The project will demonstrate the economic feasibility of using SAnMBR technology for treating urban wastewater in a pilot plant consisting of an anaerobic reactor with a total volume of 7m3 connected to two membrane tanks, each one with a total volume of 1m3.
- Reduction of the energy consumption per m3 of treated water by 70%: the expected results would be a net consumption of only 0.11 kWh/m3 when treating sulphate-rich urban wastewater, and -0.10 kWh/m3 (net energy production) for low sulphate urban wastewater.
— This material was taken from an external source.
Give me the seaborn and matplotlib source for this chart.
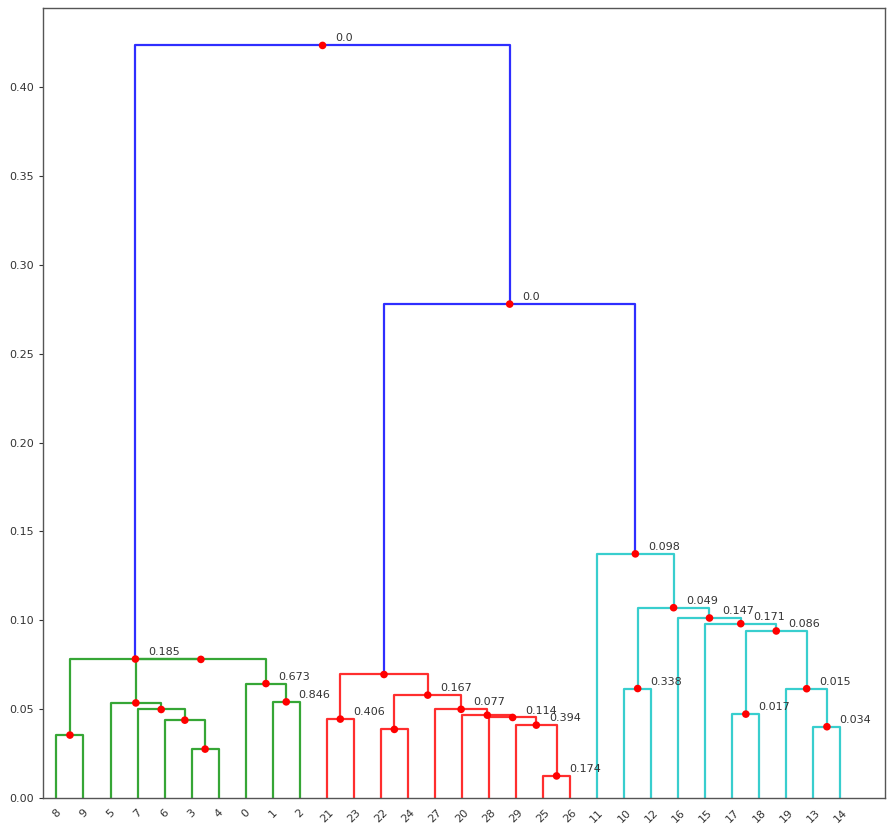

Compared to typical consumption ratios in WWTPs based on CAS process (0.25-0.6 kWh/m3) and aerobic MBR systems (0.50-2.5 kWh/m3), the proposed technology offers a significant reduction in electricity consumption and the related carbon footprint;
- Reduction of CO2 emissions from the oxidation of organic matter by 80%, passing from (in CO2 equivalents) 2.4 kg CO2/kg COD eliminated to 1.4 kg CO2/kg COD eliminated;
- Reduction by 50% of sludge production (kg TSS/kg COD removed) compared to aerobic processes;
- Reduction by 25% of the space requirement for the treatment facilities compared to the conventional, ‘aerobic’ WWTPs; and
- Establishment of a protocol for the design and operation of WWTPs based on this new technology.